A three-judge bench led by Isaac Lenaola ruled that the High Court does not have jurisdiction to hear presidential election matters.

The bench ruled: “The Supreme Court has original and exclusive jurisdiction to hear and determine all matters arising from the presidential election starting from the nomination to the declaration of results.”

The bench however acknowledged that the matters raised in the application were urgent and needed attention, but from the right forum.

Consequently, the African Centre for Open Governance which filed the suit has been directed to seek redress in the Supreme Court.

Justices David Majanja and Weldon Korir were also on the bench.

The lobby group had wanted the High Court to order the Independent Electoral and Boundaries Commission (IEBC) to stop the tallying and verification of the presidential ballots and start it afresh.

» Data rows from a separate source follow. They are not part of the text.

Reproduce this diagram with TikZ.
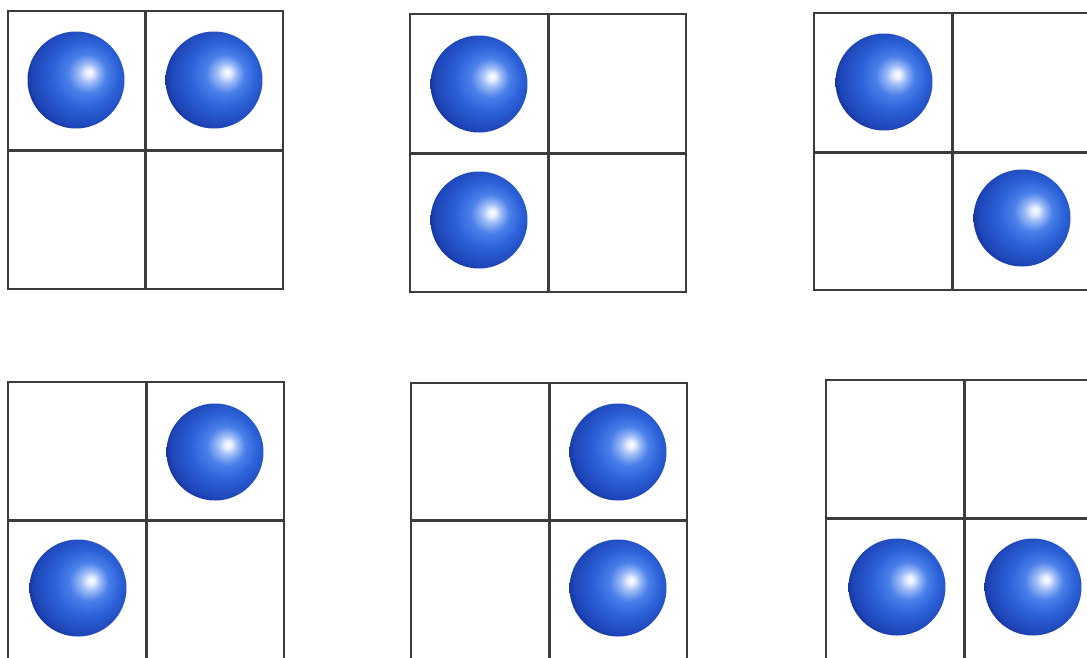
\documentclass[tikz,border=0pt]{standalone}
\usetikzlibrary{shapes.geometric}
\definecolor{gridline}{HTML}{3C3C3C}
\definecolor{ballhi}{HTML}{E4ECFF}
\definecolor{balllight}{HTML}{9DBBF6}
\definecolor{ballmid}{HTML}{4A80EA}
\definecolor{ballmain}{HTML}{2C62D8}
\definecolor{balldark}{HTML}{1E46B8}
\definecolor{balledge}{HTML}{0C1E84}
\pgfdeclareradialshading{myball}{\pgfpoint{7bp}{4bp}}{%
  color(0bp)=(white);
  color(2bp)=(ballhi);
  color(5bp)=(balllight);
  color(10bp)=(ballmid);
  color(17bp)=(ballmain);
  color(26bp)=(balldark);
  color(32bp)=(balledge);
  color(50bp)=(balledge)}
\tikzset{
  gridbox/.style={draw=gridline, line width=2.6pt, fill=white},
  gridmid/.style={draw=gridline, line width=3pt},
  ball/.style={circle, minimum size=97pt, inner sep=0pt, shading=myball}
}
\newcommand{\mygrid}[6]{%
  \draw[gridbox] (#1,#2) rectangle (#5,#6);
  \draw[gridmid] (#3,#2) -- (#3,#6);
  \draw[gridmid] (#1,#4) -- (#5,#4);
}
\begin{document}
\begin{tikzpicture}[x=1pt,y=-1pt]
\useasboundingbox (0,0) rectangle (1087,657);
\clip (0,0) rectangle (1087,657);
\fill[white] (0,0) rectangle (1087,657);
% grids: left, top, midx, midy, right, bottom
\mygrid{8}{11}{145}{150}{283}{289}
\mygrid{410}{14}{548}{153}{686}{292}
\mygrid{814}{13}{952}{152}{1092}{290}
\mygrid{8}{382}{146}{520}{284}{662}
\mygrid{411}{383}{549}{520}{687}{662}
\mygrid{826}{380}{964}{518}{1104}{662}
% balls
\node[ball] (b1a) at (76,80) {};
\node[ball] (b1b) at (214,80) {};
\node[ball] (b2a) at (479,84) {};
\node[ball] (b2b) at (479,220) {};
\node[ball] (b3a) at (884,82) {};
\node[ball] (b3b) at (1022,218) {};
\node[ball] (b4a) at (215,452) {};
\node[ball] (b4b) at (78,588) {};
\node[ball] (b5a) at (618,452) {};
\node[ball] (b5b) at (618,588) {};
\node[ball] (b6a) at (897,587) {};
\node[ball] (b6b) at (1033,587) {};
\end{tikzpicture}
\end{document}
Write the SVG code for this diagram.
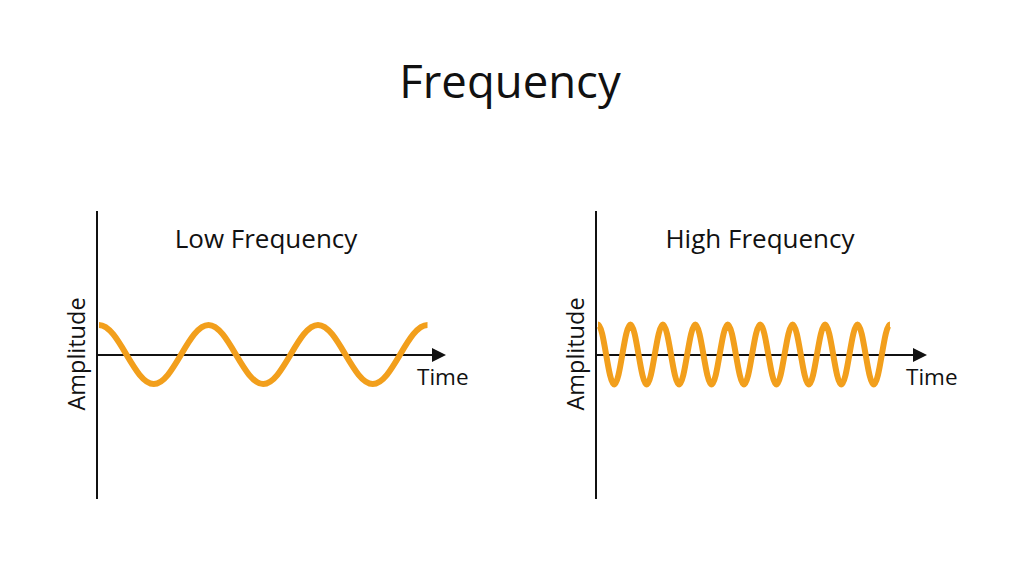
<svg xmlns="http://www.w3.org/2000/svg" width="1024" height="573" viewBox="0 0 1024 573">
<defs>
<style>
text{font-family:"Open Sans","Liberation Sans",sans-serif;fill:#111}
.ax{stroke:#111;stroke-width:2;fill:none}
.wave{stroke:#F29F1C;stroke-width:6;fill:none}
.lbl{font-size:26px}
.t{font-size:22.5px}
.a{font-size:23.5px}
</style>
</defs>
<rect width="1024" height="573" fill="#fff"/>
<text x="510" y="98" font-size="45.5" text-anchor="middle">Frequency</text>
<g id="low">
<text class="lbl" x="266" y="248" text-anchor="middle">Low Frequency</text>
<line class="ax" x1="97" y1="211" x2="97" y2="499"/>
<line class="ax" x1="97" y1="355" x2="434" y2="355"/>
<polygon points="432,348 446,355 432,362" fill="#111"/>
<path class="wave" d="M99,325 c19.9,0 34.85,59 54.75,59 s34.85,-59 54.75,-59 s34.85,59 54.75,59 s34.85,-59 54.75,-59 s34.85,59 54.75,59 s34.85,-59 54.75,-59"/>
<text class="t" x="417" y="385">Time</text>
<text class="a" transform="translate(85,354) rotate(-90)" text-anchor="middle">Amplitude</text>
</g>
<g id="high">
<text class="lbl" x="760" y="248" text-anchor="middle">High Frequency</text>
<line class="ax" x1="596" y1="211" x2="596" y2="499"/>
<line class="ax" x1="596" y1="355" x2="915" y2="355"/>
<polygon points="913,348 927,355 913,362" fill="#111"/>
<path class="wave" d="M598,324.5 c5.9,0 10.32,60 16.22,60 s10.32,-60 16.22,-60 s10.32,60 16.22,60 s10.32,-60 16.22,-60 s10.32,60 16.22,60 s10.32,-60 16.22,-60 s10.32,60 16.22,60 s10.32,-60 16.22,-60 s10.32,60 16.22,60 s10.32,-60 16.22,-60 s10.32,60 16.22,60 s10.32,-60 16.22,-60 s10.32,60 16.22,60 s10.32,-60 16.22,-60 s10.32,60 16.22,60 s10.32,-60 16.22,-60 s10.32,60 16.22,60 s10.32,-60 16.22,-60"/>
<text class="t" x="906" y="385">Time</text>
<text class="a" transform="translate(584,354) rotate(-90)" text-anchor="middle">Amplitude</text>
</g>
</svg>
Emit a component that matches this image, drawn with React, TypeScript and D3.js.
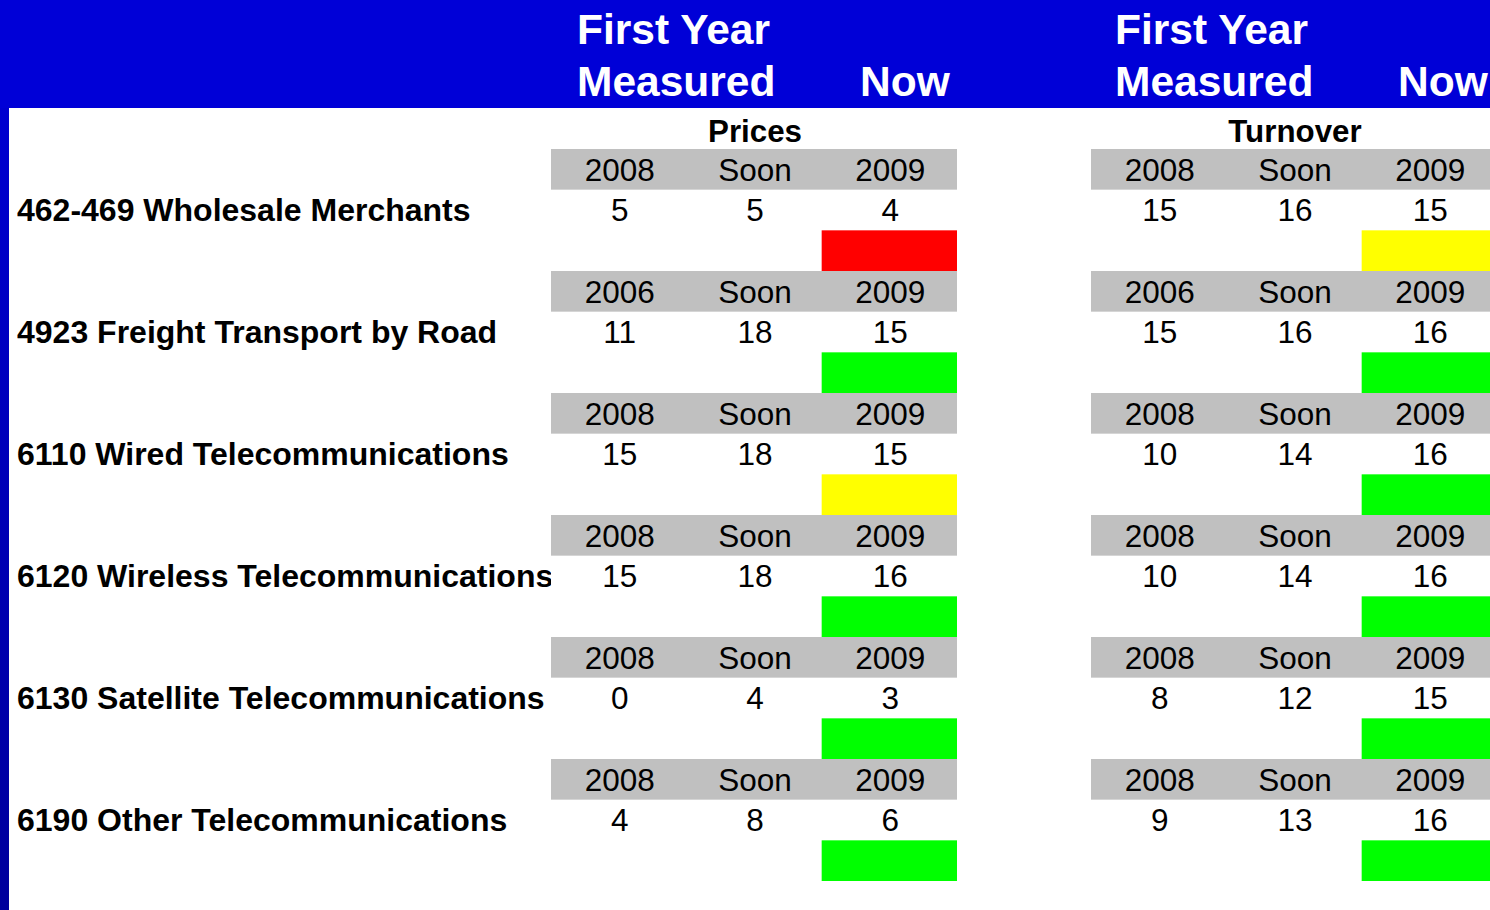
import React from "react";
import * as d3 from "d3";

const categories = [
  "462-469 Wholesale Merchants",
  "4923 Freight Transport by Road",
  "6110 Wired Telecommunications",
  "6120 Wireless Telecommunications",
  "6130 Satellite Telecommunications",
  "6190 Other Telecommunications",
];
const firstYears = ["2008", "2006", "2008", "2008", "2008", "2008"];
const soonLabel = "Soon";
const nowYear = "2009";

const pricesFirst = [5, 11, 15, 15, 0, 4];
const pricesSoon = [5, 18, 18, 18, 4, 8];
const pricesNow = [4, 15, 15, 16, 3, 6];
const pricesStatus = ["red", "green", "yellow", "green", "green", "green"];

const turnoverFirst = [15, 15, 10, 10, 8, 9];
const turnoverSoon = [16, 16, 14, 14, 12, 13];
const turnoverNow = [15, 16, 16, 16, 15, 16];
const turnoverStatus = ["yellow", "green", "green", "green", "green", "green"];

const panelTitles = ["Prices", "Turnover"];

const W = 1490;
const H = 910;
const FONT = "'Liberation Sans', Arial, Helvetica, sans-serif";
const BLUE = "#0000D7";
const GREY = "#C0C0C0";
const statusColor: Record<string, string> = {
  red: "#FF0000",
  yellow: "#FFFF00",
  green: "#00FF00",
};

export default function App() {
  const rowScale = d3
    .scaleBand<number>()
    .domain(d3.range(categories.length * 3))
    .range([149, 881])
    .paddingInner(0)
    .paddingOuter(0);
  const rh = rowScale.bandwidth();

  const panels = [
    { title: panelTitles[0], x0: 551, hx: 26, nx: 309, first: pricesFirst, soon: pricesSoon, now: pricesNow, status: pricesStatus },
    { title: panelTitles[1], x0: 1091, hx: 24, nx: 307, first: turnoverFirst, soon: turnoverSoon, now: turnoverNow, status: turnoverStatus },
  ];
  const panelWidth = 406;

  return (
    <svg
      width={W}
      height={H}
      style={{ position: "absolute", left: 0, top: 0, display: "block" }}
      fontFamily={FONT}
    >
      <defs>
        <linearGradient id="stripGrad" x1="0" y1="0" x2="0" y2="1">
          <stop offset="0%" stopColor={BLUE} />
          <stop offset="100%" stopColor="#00009C" />
        </linearGradient>
        <clipPath id="labelClip">
          <rect x={0} y={0} width={551} height={H} />
        </clipPath>
      </defs>
      <rect x={0} y={0} width={W} height={H} fill="#FFFFFF" />
      <rect x={0} y={0} width={9} height={H} fill="url(#stripGrad)" />
      <rect x={0} y={0} width={W} height={108} fill={BLUE} />

      {panels.map((p, pi) => {
        const colScale = d3
          .scaleBand<number>()
          .domain([0, 1, 2])
          .range([p.x0, p.x0 + panelWidth]);
        const cw = colScale.bandwidth();
        const cx = (i: number) => (colScale(i) as number) + cw / 2 + 1;
        return (
          <g key={pi}>
            <text x={p.x0 + p.hx} y={44} fill="#FFFFFF" fontWeight="bold" fontSize={42.5}>
              First Year
            </text>
            <text x={p.x0 + p.hx} y={96} fill="#FFFFFF" fontWeight="bold" fontSize={42.5}>
              Measured
            </text>
            <text x={p.x0 + p.nx} y={96} fill="#FFFFFF" fontWeight="bold" fontSize={42.5}>
              Now
            </text>
            <text
              x={p.x0 + panelWidth / 2 + 1}
              y={141.5}
              textAnchor="middle"
              fontWeight="bold"
              fontSize={31.3}
            >
              {p.title}
            </text>
            {categories.map((c, ri) => {
              const yh = rowScale(ri * 3) as number;
              const yv = rowScale(ri * 3 + 1) as number;
              const ys = rowScale(ri * 3 + 2) as number;
              const headers = [firstYears[ri], soonLabel, nowYear];
              const vals = [p.first[ri], p.soon[ri], p.now[ri]];
              return (
                <g key={ri}>
                  <rect x={p.x0} y={yh} width={panelWidth} height={rh} fill={GREY} />
                  {headers.map((h, i) => (
                    <text key={i} x={cx(i)} y={yh + 31.5} textAnchor="middle" fontSize={31.5}>
                      {h}
                    </text>
                  ))}
                  {vals.map((v, i) => (
                    <text key={i} x={cx(i)} y={yv + 31} textAnchor="middle" fontSize={31.5}>
                      {v}
                    </text>
                  ))}
                  <rect
                    x={colScale(2) as number}
                    y={ys}
                    width={cw}
                    height={rh}
                    fill={statusColor[p.status[ri]]}
                  />
                </g>
              );
            })}
          </g>
        );
      })}

      <g clipPath="url(#labelClip)">
        {categories.map((c, ri) => (
          <text
            key={ri}
            x={17}
            y={(rowScale(ri * 3 + 1) as number) + 31.5}
            fontWeight="bold"
            fontSize={32}
          >
            {c}
          </text>
        ))}
      </g>
    </svg>
  );
}
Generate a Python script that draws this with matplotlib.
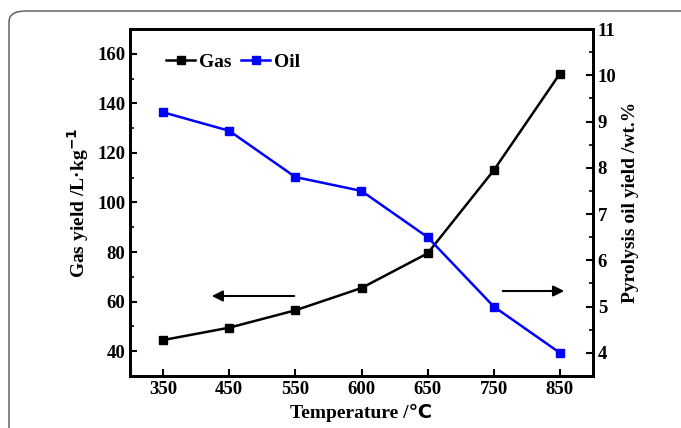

The organisation represented by lawyer Haron Ndubi had claimed that the tallying was not credible.

“We want IEBC to be directed to revive the electronic voter tallying mechanism because it is the only accountable mechanism that defends the integrity of the ballot.”

“But before that is done we are asking that the manual tallying be stopped forthwith,” he told reporters at the court.

IEBC Chief Executive Officer James Oswago insisted that the tallying process continues following the court dismissal and was expected to end on Friday night.

On Thursday, The running mate of Prime Minister Raila Odinga Kalonzo Musyoka disputed the results of far released saying they had been “doctored”.

Musyoka said that the failure of the Electronic Vote Transmission System facilitated the “doctoring” of results which are by law meant to be transmitted from the polling stations.

“There has been a total failure of the Electronic Vote Transmission system and we have evidence that the results we have received have been doctored,” the outgoing VP said at a briefing.

Musyoka, speaking on behalf of the Coalition for Reform and Democracy (CORD), demanded that the tallying process be stopped and re-started using primary documents from polling stations.

IEBC chairman Issack Hassan however dismissed the claims and maintained that the commission had not received any written complaints from the coalition.